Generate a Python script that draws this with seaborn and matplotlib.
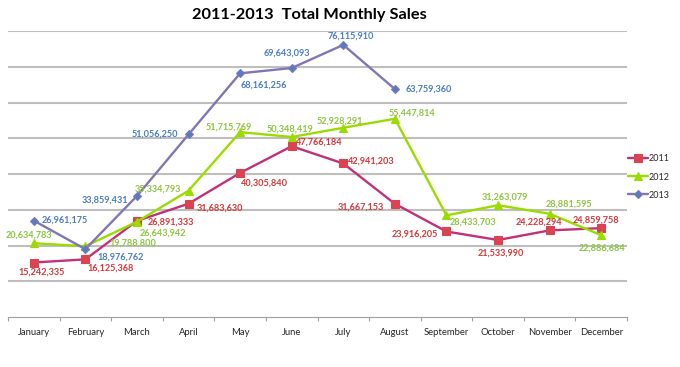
import pandas as pd
import matplotlib.pyplot as plt
import seaborn as sns

sns.set_theme(style="white")
plt.rcParams['font.family'] = ['Lato', 'DejaVu Sans']

months = ["January", "February", "March", "April", "May", "June",
          "July", "August", "September", "October", "November", "December"]

sales_2011 = [15242335, 16125368, 26891333, 31683630, 40305840, 47766184,
              42941203, 31667153, 23916205, 21533990, 24228294, 24859758]
sales_2012 = [20634783, 19788800, 26643942, 35334793, 51715769, 50348419,
              52928291, 55447814, 28433703, 31263079, 28881595, 22886684]
sales_2013 = [26961175, 18976762, 33859431, 51056250, 68161256, 69643093,
              76115910, 63759360]

# label offsets (pixels) relative to each point
off_2011 = [(8, -10), (25, -9), (34, -1), (31, -4), (24, -10), (28, 4),
            (28, 2), (-34, -3), (-32, -3), (3, -13), (-11, 8), (-5, 8)]
off_2012 = [(-5, 8), (48, 3), (26, -11), (-31, 2), (-11, 5), (-2, 8),
            (-3, 7), (17, 6), (27, -7), (7, 8), (19, 10), (1, -13)]
off_2013 = [(31, 0), (35, -8), (-32, -4), (-34, 0), (24, -12), (-5, 15),
            (7, 9), (34, 0)]

fig = plt.figure(figsize=(6.8, 3.67), dpi=100)
ax = fig.add_axes([8 / 680, 1 - 317 / 367, 619 / 680, 286 / 367])

series = [
    ("2011", sales_2011, off_2011, "#C2307A", "#D94452", "s", 5.2, "#D8383A"),
    ("2012", sales_2012, off_2012, "#9ADC00", "#9ADC00", "^", 5.5, "#8CC63F"),
    ("2013", sales_2013, off_2013, "#8275B5", "#4F7EC2", "D", 3.8, "#4A7CC2"),
]

for name, vals, offs, lc, mc, mk, ms, tc in series:
    df = pd.DataFrame({"Month": months[:len(vals)], "Sales": vals})
    sns.lineplot(data=df, x="Month", y="Sales", sort=False, ax=ax, color=lc,
                 linewidth=1.7, marker=mk, markersize=ms, markerfacecolor=mc,
                 markeredgecolor=mc if mk != "D" else lc, markeredgewidth=0.8,
                 label=name)
    for i, (v, (dx, dy)) in enumerate(zip(vals, offs)):
        ax.annotate(f"{v:,}", (i, v), xytext=(dx, dy), textcoords="offset pixels",
                    ha="center", va="center", fontsize=6.6, fontweight="bold",
                    color=tc)

ax.set_ylim(0, 80000000)
ax.set_xlim(-0.5, 11.5)
ax.set_yticks(range(10000000, 80000001, 10000000))
ax.set_yticklabels([])
ax.grid(axis="y", color="#BEBEBE", linewidth=1.5)
ax.set_axisbelow(True)
ax.tick_params(axis="y", length=0)
ax.set_xticks(range(12))
ax.set_xticklabels(months, fontsize=6.8)
ax.set_xticks([i - 0.5 for i in range(13)], minor=True)
ax.tick_params(axis="x", which="major", length=0, pad=8)
ax.tick_params(axis="x", which="minor", length=3, color="#A0A0A0", width=0.8,
               bottom=True)
for s in ["top", "right", "left"]:
    ax.spines[s].set_visible(False)
ax.spines["bottom"].set_color("#A0A0A0")
ax.spines["bottom"].set_linewidth(0.8)
ax.set_xlabel("")
ax.set_ylabel("")

fig.text(309 / 680, 1 - 15 / 367, "2011-2013  Total Monthly Sales",
         ha="center", va="center", fontsize=11.8, fontweight="bold", color="black")

leg = ax.legend(loc="center left", bbox_to_anchor=(628 / 680, 1 - 177 / 367),
                bbox_transform=fig.transFigure, frameon=False, fontsize=6.5,
                handlelength=2.2, handletextpad=0.1, labelspacing=1.0,
                borderaxespad=0, borderpad=0)

fig.savefig("out.png", dpi=100)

## The request
Transcribe the material as is, with images omitted.

## Task output
Generate a Python script that draws this with seaborn and matplotlib.
import pandas as pd
import matplotlib.pyplot as plt
import seaborn as sns

sns.set_theme(style="white")
plt.rcParams['font.family'] = ['Lato', 'DejaVu Sans']

months = ["January", "February", "March", "April", "May", "June",
          "July", "August", "September", "October", "November", "December"]

sales_2011 = [15242335, 16125368, 26891333, 31683630, 40305840, 47766184,
              42941203, 31667153, 23916205, 21533990, 24228294, 24859758]
sales_2012 = [20634783, 19788800, 26643942, 35334793, 51715769, 50348419,
              52928291, 55447814, 28433703, 31263079, 28881595, 22886684]
sales_2013 = [26961175, 18976762, 33859431, 51056250, 68161256, 69643093,
              76115910, 63759360]

# label offsets (pixels) relative to each point
off_2011 = [(8, -10), (25, -9), (34, -1), (31, -4), (24, -10), (28, 4),
            (28, 2), (-34, -3), (-32, -3), (3, -13), (-11, 8), (-5, 8)]
off_2012 = [(-5, 8), (48, 3), (26, -11), (-31, 2), (-11, 5), (-2, 8),
            (-3, 7), (17, 6), (27, -7), (7, 8), (19, 10), (1, -13)]
off_2013 = [(31, 0), (35, -8), (-32, -4), (-34, 0), (24, -12), (-5, 15),
            (7, 9), (34, 0)]

fig = plt.figure(figsize=(6.8, 3.67), dpi=100)
ax = fig.add_axes([8 / 680, 1 - 317 / 367, 619 / 680, 286 / 367])

series = [
    ("2011", sales_2011, off_2011, "#C2307A", "#D94452", "s", 5.2, "#D8383A"),
    ("2012", sales_2012, off_2012, "#9ADC00", "#9ADC00", "^", 5.5, "#8CC63F"),
    ("2013", sales_2013, off_2013, "#8275B5", "#4F7EC2", "D", 3.8, "#4A7CC2"),
]

for name, vals, offs, lc, mc, mk, ms, tc in series:
    df = pd.DataFrame({"Month": months[:len(vals)], "Sales": vals})
    sns.lineplot(data=df, x="Month", y="Sales", sort=False, ax=ax, color=lc,
                 linewidth=1.7, marker=mk, markersize=ms, markerfacecolor=mc,
                 markeredgecolor=mc if mk != "D" else lc, markeredgewidth=0.8,
                 label=name)
    for i, (v, (dx, dy)) in enumerate(zip(vals, offs)):
        ax.annotate(f"{v:,}", (i, v), xytext=(dx, dy), textcoords="offset pixels",
                    ha="center", va="center", fontsize=6.6, fontweight="bold",
                    color=tc)

ax.set_ylim(0, 80000000)
ax.set_xlim(-0.5, 11.5)
ax.set_yticks(range(10000000, 80000001, 10000000))
ax.set_yticklabels([])
ax.grid(axis="y", color="#BEBEBE", linewidth=1.5)
ax.set_axisbelow(True)
ax.tick_params(axis="y", length=0)
ax.set_xticks(range(12))
ax.set_xticklabels(months, fontsize=6.8)
ax.set_xticks([i - 0.5 for i in range(13)], minor=True)
ax.tick_params(axis="x", which="major", length=0, pad=8)
ax.tick_params(axis="x", which="minor", length=3, color="#A0A0A0", width=0.8,
               bottom=True)
for s in ["top", "right", "left"]:
    ax.spines[s].set_visible(False)
ax.spines["bottom"].set_color("#A0A0A0")
ax.spines["bottom"].set_linewidth(0.8)
ax.set_xlabel("")
ax.set_ylabel("")

fig.text(309 / 680, 1 - 15 / 367, "2011-2013  Total Monthly Sales",
         ha="center", va="center", fontsize=11.8, fontweight="bold", color="black")

leg = ax.legend(loc="center left", bbox_to_anchor=(628 / 680, 1 - 177 / 367),
                bbox_transform=fig.transFigure, frameon=False, fontsize=6.5,
                handlelength=2.2, handletextpad=0.1, labelspacing=1.0,
                borderaxespad=0, borderpad=0)

fig.savefig("out.png", dpi=100)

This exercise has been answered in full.